A new report has unveiled some details about the ways people spend their time and money in the outdoors in Washington.
The Washington Department of Fish and Wildlife released a report Thursday that found more than 7.5 million people participated in hunting, fishing and wildlife watching in the state in 2022.
In turn, those people spent a combined $9 billion on their trips and gear.
WDFW Director Kelly Susewind said in a news release that the data shows that the work of the state’s fish and wildlife agency pays dividends for the state’s economy.
“Conserving fish, wildlife, and habitat and providing sustainable opportunities contribute to our way of life and identity while providing jobs and economic opportunities to our residents and generating tax revenue for the state,” Susewind said.
The numbers come from an examination of state-level data from the U.S. Fish and Wildlife Service’s National Survey of Fishing, Hunting and Wildlife Associated Recreation. The national survey – conducted twice a decade – was released this fall, and showed that Americans spent almost $400 billion on those activities in 2022.

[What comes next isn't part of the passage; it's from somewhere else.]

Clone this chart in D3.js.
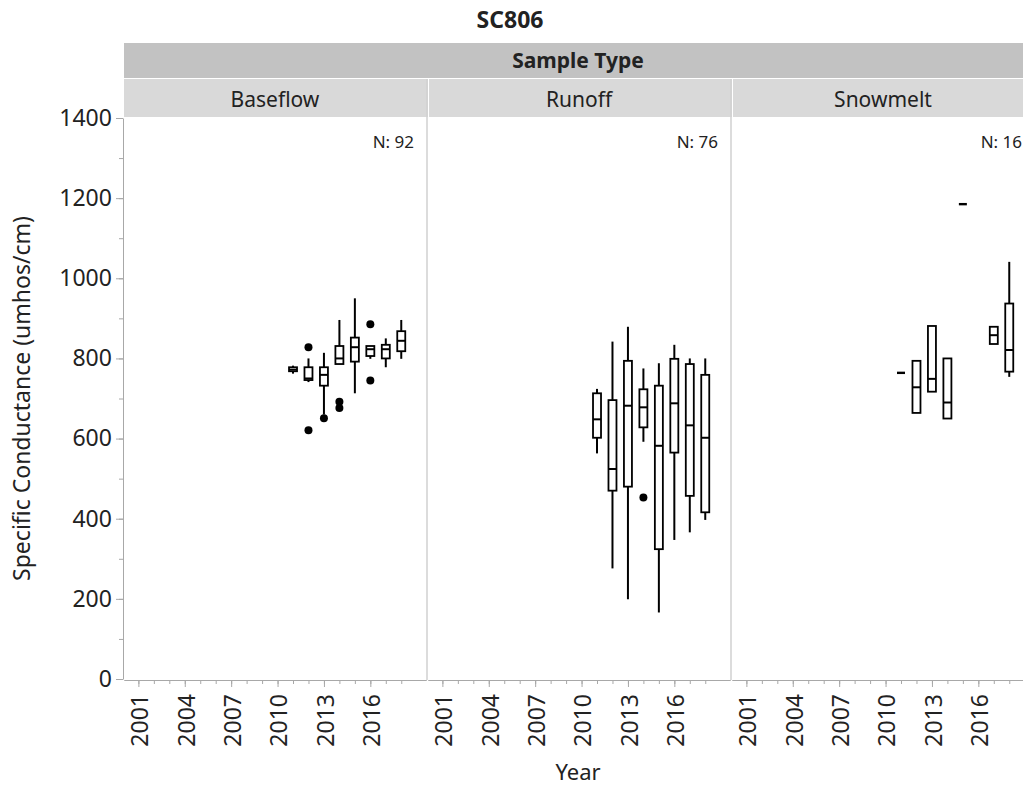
<!DOCTYPE html>
<html>
<head>
<meta charset="utf-8">
<script src="https://cdn.jsdelivr.net/npm/d3@7"></script>
<style>
body { margin: 0; background: #fff; }
text { font-family: "Noto Sans", "Open Sans", sans-serif; fill: #222; }
.axis path, .axis line { stroke: #a8a8a8; }
.box rect { fill: #fff; stroke: #000; stroke-width: 1.8; }
.box line { stroke: #000; stroke-width: 2; }
</style>
</head>
<body>
<svg id="chart" width="1023" height="788"></svg>
<script>
var title = "SC806"
    , groupLabel = "Sample Type"
    , sampleTypes = ["Baseflow", "Runoff", "Snowmelt"]
    , counts = [92, 76, 16]
    , yTicks = [0, 200, 400, 600, 800, 1000, 1200, 1400]
    , yearTicks = [2001, 2004, 2007, 2010, 2013, 2016]
    , minorYears = d3.range(2001, 2019)
    ;

// box stats: min, q1, median, q3, max per year
var baseflowYears = [2011, 2012, 2013, 2014, 2015, 2016, 2017, 2018];
var baseflowMin   = [762, 741, 660, 786, 713, 799, 778, 799];
var baseflowQ1    = [768, 746, 732, 786, 792, 806, 800, 818];
var baseflowMed   = [772, 750, 759, 800, 828, 823, 823, 844];
var baseflowQ3    = [778, 778, 778, 831, 852, 831, 834, 868];
var baseflowMax   = [782, 800, 814, 896, 950, 831, 850, 896];
var baseflowOut   = [[2012, 828], [2012, 621], [2013, 651], [2014, 692], [2014, 676], [2016, 885], [2016, 745]];

var runoffYears = [2011, 2012, 2013, 2014, 2015, 2016, 2017, 2018];
var runoffMin   = [563, 276, 199, 592, 166, 347, 366, 397];
var runoffQ1    = [602, 470, 480, 628, 324, 565, 457, 416];
var runoffMed   = [648, 524, 682, 678, 582, 688, 633, 602];
var runoffQ3    = [713, 696, 794, 723, 732, 799, 786, 759];
var runoffMax   = [724, 842, 879, 775, 788, 834, 800, 800];
var runoffOut   = [[2014, 453]];

var snowmeltYears = [2011, 2012, 2013, 2014, 2015, 2017, 2018];
var snowmeltMin   = [764, 664, 717, 650, 1185, 836, 754];
var snowmeltQ1    = [764, 664, 717, 650, 1185, 836, 767];
var snowmeltMed   = [764, 728, 749, 690, 1185, 858, 821];
var snowmeltQ3    = [764, 794, 881, 800, 1185, 879, 937];
var snowmeltMax   = [764, 794, 881, 800, 1185, 879, 1041];
var snowmeltOut   = [];

function stats(years, mn, q1, md, q3, mx) {
    return years.map(function(yr, i) {
        return {year: yr, min: mn[i], q1: q1[i], med: md[i], q3: q3[i], max: mx[i]};
    });
}

var panels = [
    {boxes: stats(baseflowYears, baseflowMin, baseflowQ1, baseflowMed, baseflowQ3, baseflowMax), out: baseflowOut},
    {boxes: stats(runoffYears, runoffMin, runoffQ1, runoffMed, runoffQ3, runoffMax), out: runoffOut},
    {boxes: stats(snowmeltYears, snowmeltMin, snowmeltQ1, snowmeltMed, snowmeltQ3, snowmeltMax), out: snowmeltOut}
];

(function draw() {
    var svg = d3.select("#chart")
        , left = 124
        , plotTop = 118
        , plotH = 561
        , step = 304
        , panelW = 302
        , boxW = 8
        ;

    var x = d3.scaleLinear().domain([2000.07, 2019.6]).range([0, panelW]);
    var y = d3.scaleLinear().domain([0, 1400]).range([plotH, 0]);

    // title and strip headers
    svg.append("text")
        .attr("x", 510).attr("y", 28)
        .attr("text-anchor", "middle")
        .style("font-size", "23px").style("font-weight", "bold")
        .text(title);

    svg.append("rect")
        .attr("x", left).attr("y", 43)
        .attr("width", 1023 - left).attr("height", 35)
        .attr("fill", "#c2c2c2");

    svg.append("text")
        .attr("x", 578).attr("y", 68)
        .attr("text-anchor", "middle")
        .style("font-size", "21px").style("font-weight", "bold")
        .text(groupLabel);

    var g = svg.append("g").attr("transform", "translate(" + left + "," + plotTop + ")");

    // y axis: minor ticks every 100, labelled every 200
    g.append("g")
        .attr("class", "axis")
        .attr("transform", "translate(-1,0)")
        .call(d3.axisLeft(y).tickValues(d3.range(0, 1401, 100)).tickSize(4).tickFormat(""))
        .call(function(s) { s.select(".domain").remove(); });

    g.append("g")
        .attr("class", "axis")
        .attr("transform", "translate(-1,0)")
        .call(d3.axisLeft(y).tickValues(yTicks).tickSize(7).tickSizeOuter(0).tickFormat(d3.format("d")))
        .selectAll("text")
        .style("font-size", "23px")
        .attr("dx", "-0.05em")
        .attr("fill", "#222");

    sampleTypes.forEach(function(name, i) {
        var px = i * step
            , pg = g.append("g").attr("transform", "translate(" + px + ",0)")
            , p = panels[i]
            ;

        // strip
        svg.append("rect")
            .attr("x", left + px + (i ? 1 : 0)).attr("y", 79)
            .attr("width", panelW + (i ? 1 : 2)).attr("height", 38)
            .attr("fill", "#d9d9d9");

        svg.append("text")
            .attr("x", left + px + panelW / 2).attr("y", 107)
            .attr("text-anchor", "middle")
            .style("font-size", "21px")
            .text(name);

        if (i > 0) {
            svg.append("line")
                .attr("x1", left + px - 1).attr("x2", left + px - 1)
                .attr("y1", 79).attr("y2", plotTop + plotH + 1)
                .attr("stroke", "#d0d0d0").attr("stroke-width", 1.5);
        }

        pg.append("text")
            .attr("x", panelW - 12).attr("y", 30)
            .attr("text-anchor", "end")
            .style("font-size", "17px")
            .attr("fill", "#444")
            .text("N: " + counts[i]);

        // x axis
        pg.append("g")
            .attr("class", "axis")
            .attr("transform", "translate(0," + (plotH + 1) + ")")
            .call(d3.axisBottom(x).tickValues(minorYears).tickSize(4).tickFormat("").tickSizeOuter(0));

        pg.append("g")
            .attr("class", "axis")
            .attr("transform", "translate(0," + (plotH + 1) + ")")
            .call(d3.axisBottom(x).tickValues(yearTicks).tickSize(7).tickSizeOuter(0).tickFormat(d3.format("d")))
            .selectAll("text")
            .style("font-size", "23px")
            .attr("fill", "#222")
            .attr("text-anchor", "end")
            .attr("transform", "rotate(-90)")
            .attr("x", -14)
            .attr("y", 1)
            .attr("dy", "0.36em");

        // boxes
        var boxes = pg.selectAll(".box")
            .data(p.boxes)
            .enter().append("g")
            .attr("class", "box")
            .attr("transform", function(d) { return "translate(" + x(d.year) + ",0)"; });

        boxes.filter(function(d) { return d.max > d.q3; })
            .append("line")
            .attr("y1", function(d) { return y(d.max); })
            .attr("y2", function(d) { return y(d.q3); });

        boxes.filter(function(d) { return d.min < d.q1; })
            .append("line")
            .attr("y1", function(d) { return y(d.q1); })
            .attr("y2", function(d) { return y(d.min); });

        boxes.filter(function(d) { return d.q3 > d.q1; })
            .append("rect")
            .attr("x", -boxW / 2)
            .attr("y", function(d) { return y(d.q3); })
            .attr("width", boxW)
            .attr("height", function(d) { return y(d.q1) - y(d.q3); });

        boxes.append("line")
            .attr("x1", -boxW / 2)
            .attr("x2", boxW / 2)
            .attr("y1", function(d) { return y(d.med); })
            .attr("y2", function(d) { return y(d.med); })
            .style("stroke-width", function(d) { return d.q3 > d.q1 ? 2 : 2.4; });

        pg.selectAll(".outlier")
            .data(p.out)
            .enter().append("circle")
            .attr("class", "outlier")
            .attr("cx", function(d) { return x(d[0]); })
            .attr("cy", function(d) { return y(d[1]); })
            .attr("r", 4)
            .attr("fill", "#000");
    });

    // axis titles
    svg.append("text")
        .attr("transform", "translate(30," + (plotTop + plotH / 2) + ") rotate(-90)")
        .attr("text-anchor", "middle")
        .style("font-size", "23px")
        .text("Specific Conductance (umhos/cm)");

    svg.append("text")
        .attr("x", 578).attr("y", 780)
        .attr("text-anchor", "middle")
        .style("font-size", "22px")
        .text("Year");
})();
</script>
</body>
</html>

Washington was one of 15 states that opted to receive state level data from the 2022 survey. Braeden Van Deynze, a natural resource economist for WDFW and the author of the report, said getting the state-level data helps give insight into the idiosyncrasies of wildlife-related recreation in Washington.
“It was important that we get that level of detail specifically for our state,” Van Deynze said.
Wildlife watching was by far the most popular activity covered in the report. The data showed that about 6.2 million people watched wildlife in 2022.
Fishing came next, with 1.2 million participants, and hunting was a distant third with 292,000.
Those numbers include residents and nonresidents, but the majority were Washingtonians. The report found that 4.4 million Washington residents participated in wildlife-related activities in 2022, or about 72% of the state’s population.
Van Deyne said that residents also participated in fishing and wildlife watching at a higher rate than other states that collected the state-level data, while participation lagged in hunting.
About 4% of Washingtonians hunted in 2022, lagging behind the national participation rate of 6%. But Van Deynze noted that Washington had a higher rate of female participation in hunting than other states, making for a narrower gap between the numbers of male and female hunters.
People spent a total of 67 million days recreating away from home, according to the report. Anglers spent 12.6 million days fishing, and hunters spent 2.6 million days afield. Wildlife watching accounted for the remaining 52 million days.
Those numbers are impressive, but when broken down to the individual level, they seem less staggering. On average, individual hunters spent nine days hunting; individual anglers spent 11 days fishing; and individual wildlife watchers spent 13 days watching wildlife.
Most people participated in more than one of the activities. About 31% of wildlife watchers fished or hunted, and majorities of hunters and anglers also watched wildlife. About 56% of hunters spent time watching wildlife and fishing.
And most hunters didn’t limit themselves to one species. While 74% of them chased big game like deer or elk, the report found most of those hunters also pursued small game species, like waterfowl or upland birds.
Hunters were also big spenders. The median hunter spent $1,246 on trips and gear in 2022, while the median angler and wildlife watcher each spent less than $700.
The report also noted that hunters in Washington spent about twice as much on equipment than hunters elsewhere.
The money people spend on equipment and the gas, food and lodging required for bigger trips was found to have a significant impact on the state’s budget. The report found that the $9 billion people spent on outdoor recreation was linked to an estimated $630 million in sales and business taxes going to the state’s general fund.